March 31, 2023

Anderson County, Texas – A federal class action challenging pre-trial fees in Anderson County, Texas secured a critical victory this week when the court granted class certification to the plaintiffs. In Anderson County, many pre-trial arrestees — who have not been found guilty of any crime — are required to not only pay bail to get out jail, but they must also pay drug testing fees and monthly bond supervision fees to stay out of jail, undermining the presumption of innocence central to the American justice system.

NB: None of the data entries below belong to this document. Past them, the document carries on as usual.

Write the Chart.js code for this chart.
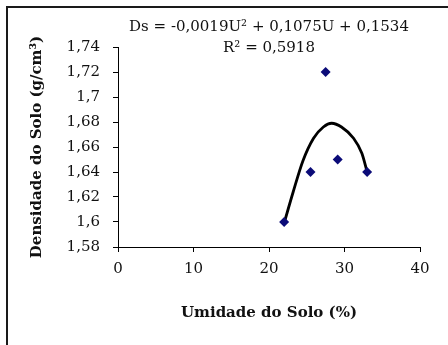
<!DOCTYPE html>
<html>
<head>
<meta charset="utf-8">
<script src="https://cdn.jsdelivr.net/npm/chart.js@4/dist/chart.umd.min.js"></script>
<style>
  html, body { margin: 0; padding: 0; background: #fff; }
  #frame {
    position: absolute; left: 6px; top: 6px; right: 0; bottom: 0;
    border-left: 2px solid #1a1a1a; border-top: 2px solid #1a1a1a;
  }
  #box { position: absolute; left: 0; top: 0; width: 448px; height: 345px; }
</style>
</head>
<body>
<div id="frame"></div>
<div id="box"><canvas id="soloChart"></canvas></div>
<script>
// measured points: soil moisture (%) vs soil density (g/cm3)
const umidade = [22, 25.5, 27.5, 29.1, 33];
const densidade = [1.60, 1.64, 1.72, 1.65, 1.64];

// polynomial trend line
const trendU = [22, 23.2, 24.5, 25.9, 27.2, 28.3, 29.6, 31.2, 32.3, 33];
const trendDs = [1.599, 1.624, 1.649, 1.667, 1.676, 1.679, 1.676, 1.667, 1.655, 1.640];

const yTicks = ['1,58', '1,6', '1,62', '1,64', '1,66', '1,68', '1,7', '1,72', '1,74'];
const xTicks = ['0', '10', '20', '30', '40'];

const equation = ['Ds = -0,0019U\u00b2 + 0,1075U + 0,1534', 'R\u00b2 = 0,5918'];

const serif = 'DejaVu Serif';

// draws the regression equation above the plot
const equationLabel = {
    id: 'equationLabel',
    afterDraw(chart) {
        const ctx = chart.ctx;
        const area = chart.chartArea;
        const cx = (area.left + area.right) / 2;
        ctx.save();
        ctx.fillStyle = '#111';
        ctx.font = '15px "' + serif + '"';
        ctx.textAlign = 'center';
        ctx.textBaseline = 'middle';
        ctx.fillText(equation[0], cx, area.top - 20);
        ctx.fillText(equation[1], cx, area.top + 1);
        ctx.restore();
    }
};

function initSoloChart() {
    const points = umidade.map((u, i) => ({ x: u, y: densidade[i] }));
    const trend = trendU.map((u, i) => ({ x: u, y: trendDs[i] }));

    new Chart(document.getElementById('soloChart'), {
        type: 'scatter',
        data: {
            datasets: [{
                data: points,
                pointStyle: 'rectRot',
                pointRadius: 5,
                pointBackgroundColor: '#0b0b78',
                pointBorderColor: '#0b0b78',
                pointBorderWidth: 0
            }, {
                data: trend,
                showLine: true,
                borderColor: '#000',
                borderWidth: 2.8,
                cubicInterpolationMode: 'monotone',
                pointRadius: 0
            }]
        },
        options: {
            responsive: true,
            maintainAspectRatio: false,
            animation: false,
            layout: { padding: { top: 47, right: 28, bottom: 0, left: 0 } },
            plugins: {
                legend: { display: false },
                tooltip: { enabled: false }
            },
            scales: {
                x: {
                    type: 'linear',
                    min: 0,
                    max: 40,
                    afterFit: (scale) => { scale.height = 98; },
                    afterBuildTicks: (scale) => {
                        scale.ticks = xTicks.map(t => ({ value: Number(t) }));
                    },
                    ticks: {
                        color: '#111',
                        padding: 8,
                        font: { family: serif, size: 15 },
                        callback: (v, i) => xTicks[i]
                    },
                    grid: { drawOnChartArea: false, drawTicks: true, tickLength: 5, color: '#000' },
                    border: { display: true, color: '#000', width: 1 },
                    title: {
                        display: true,
                        text: 'Umidade do Solo (%)',
                        color: '#111',
                        font: { family: serif, size: 15, weight: 'bold' },
                        padding: { top: 0, bottom: 23 }
                    }
                },
                y: {
                    min: 1.58,
                    max: 1.74,
                    afterFit: (scale) => { scale.width = 118; },
                    afterBuildTicks: (scale) => {
                        scale.ticks = yTicks.map(t => ({ value: Number(t.replace(',', '.')) }));
                    },
                    ticks: {
                        color: '#111',
                        padding: 13,
                        font: { family: serif, size: 15 },
                        callback: (v, i) => yTicks[i]
                    },
                    grid: { drawOnChartArea: false, drawTicks: true, tickLength: 5, color: '#000' },
                    border: { display: true, color: '#000', width: 1 },
                    title: {
                        display: true,
                        text: 'Densidade do Solo (g/cm\u00b3)',
                        color: '#111',
                        font: { family: serif, size: 15, weight: 'bold' },
                        padding: { top: 28, bottom: 0 }
                    }
                }
            }
        },
        plugins: [equationLabel]
    });
}

initSoloChart();
</script>
</body>
</html>
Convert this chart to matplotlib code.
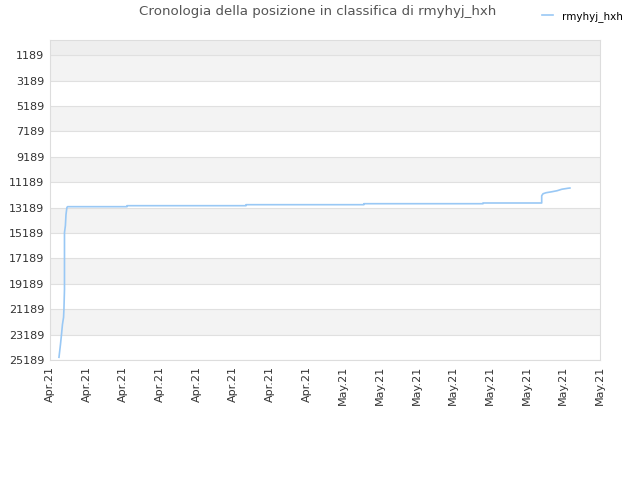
import numpy as np
import matplotlib.pyplot as plt

# rank history (x in tick units, rank value)
days = [0.245, 0.286, 0.314, 0.34, 0.37, 0.38, 0.395, 0.395, 0.42, 0.436, 0.46, 0.477,
        2.10, 2.10, 5.345, 5.345, 8.56, 8.56, 11.81, 11.81, 13.41, 13.41, 13.447,
        13.53, 13.69, 13.83, 13.96, 14.13, 14.18]
rank = [24975, 23954, 23170, 22384, 21830, 21200, 19640, 15160, 14612, 13750, 13200, 13121,
        13121, 13043, 13043, 12964, 12964, 12886, 12886, 12831, 12831, 12258, 12101,
        12022, 11944, 11865, 11747, 11669, 11652]

x_labels = ['Apr.21'] * 8 + ['May.21'] * 8
y_ticks = np.arange(1189, 25190, 2000)

fig = plt.figure(figsize=(6.4, 4.8), dpi=100)
ax = fig.add_axes([50 / 640, 120 / 480, 550 / 640, 320 / 480])

ymin, ymax = 1, 25189
ax.set_ylim(ymax, ymin)
ax.set_xlim(0, 15)

# alternating bands
ax.axhspan(ymin, y_ticks[0], color='#eeeeee', zorder=0, lw=0)
for i in range(len(y_ticks) - 1):
    c = '#f3f3f3' if i % 2 == 0 else 'white'
    ax.axhspan(y_ticks[i], y_ticks[i + 1], color=c, zorder=0, lw=0)
for yt in y_ticks:
    ax.axhline(yt, color='#e0e0e0', lw=0.8, zorder=1)

ax.plot(days, rank, color='#99c8f5', lw=1.2, label='rmyhyj_hxh', zorder=3)

ax.set_yticks(y_ticks)
ax.set_yticklabels([str(v) for v in y_ticks], fontsize=8, color='#333333')
ax.set_xticks(range(16))
ax.set_xticklabels(x_labels, rotation=90, fontsize=8, color='#333333')
ax.tick_params(length=0, pad=4)

for s in ax.spines.values():
    s.set_color('#dddddd')

fig.text(0.497, 0.975, 'Cronologia della posizione in classifica di rmyhyj_hxh',
         ha='center', va='center', fontsize=9.6, color='#555555')
fig.legend(loc='upper right', bbox_to_anchor=(0.988, 0.997), frameon=False, fontsize=7.5,
           handlelength=1.0, handletextpad=0.9)

plt.savefig('out.png')
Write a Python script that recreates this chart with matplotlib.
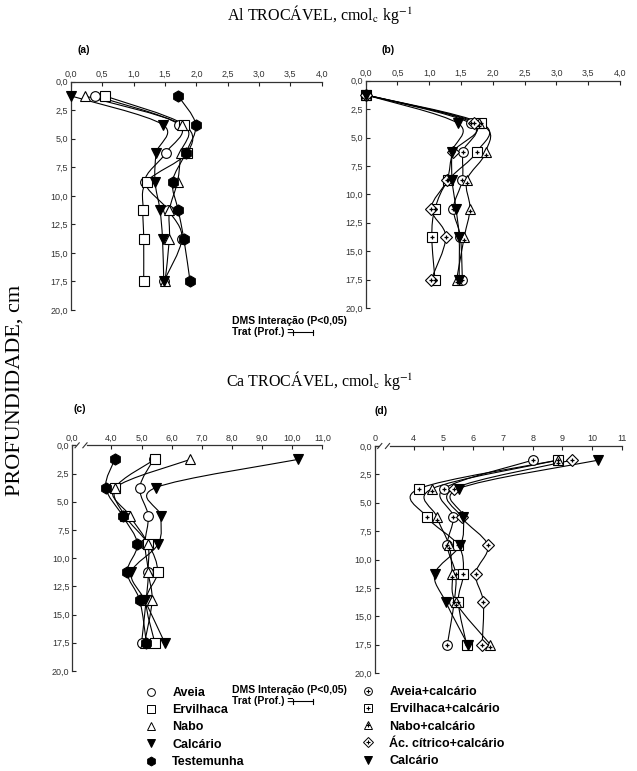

Anderson County requires pre-trial arrestees placed on bond supervision to pay these fees without consideration of their ability to pay. If they fall behind on payments, they can be sent to jail and have a hold put on their driver’s licenses. This practice means that money is the determinant of freedom versus incarceration. Plaintiffs in the case, Paul Estrada and Edward Leroy Perkins, are on pre-trial bond supervision in Anderson County. They are required to pay these fees and are subject to jail and other negative outcomes if they do not pay.
This week, the Court granted class certification in the case, giving the green light to move forward with the case on behalf of hundreds of others affected by these abusive pre-trial fees. A similar lawsuit brought by Equal Justice Under Law in Ravalli County, Montana also won class certification just one week ago. These timely victories in two different parts of the country are a strong indication that these abusive practices are on the path to being dismantled.

This suit was filed in partnership with The Law Office of Charles W. Nichols, P.C. in 2022. Phil Telfeyan, Executive Director of Equal Justice Under Law, says, “Our justice system is anything but just when it punishes people for being poor. Anderson County treats those with financial means differently than those without means, allowing for a debtors’ prison for those who have not been found guilty of a crime, but simply cannot afford pre-trial fees. This class certification victory, paired with our recent class certification victory in Ravalli County, Montana, gives us confidence that an end to these discriminatory policies is possible.”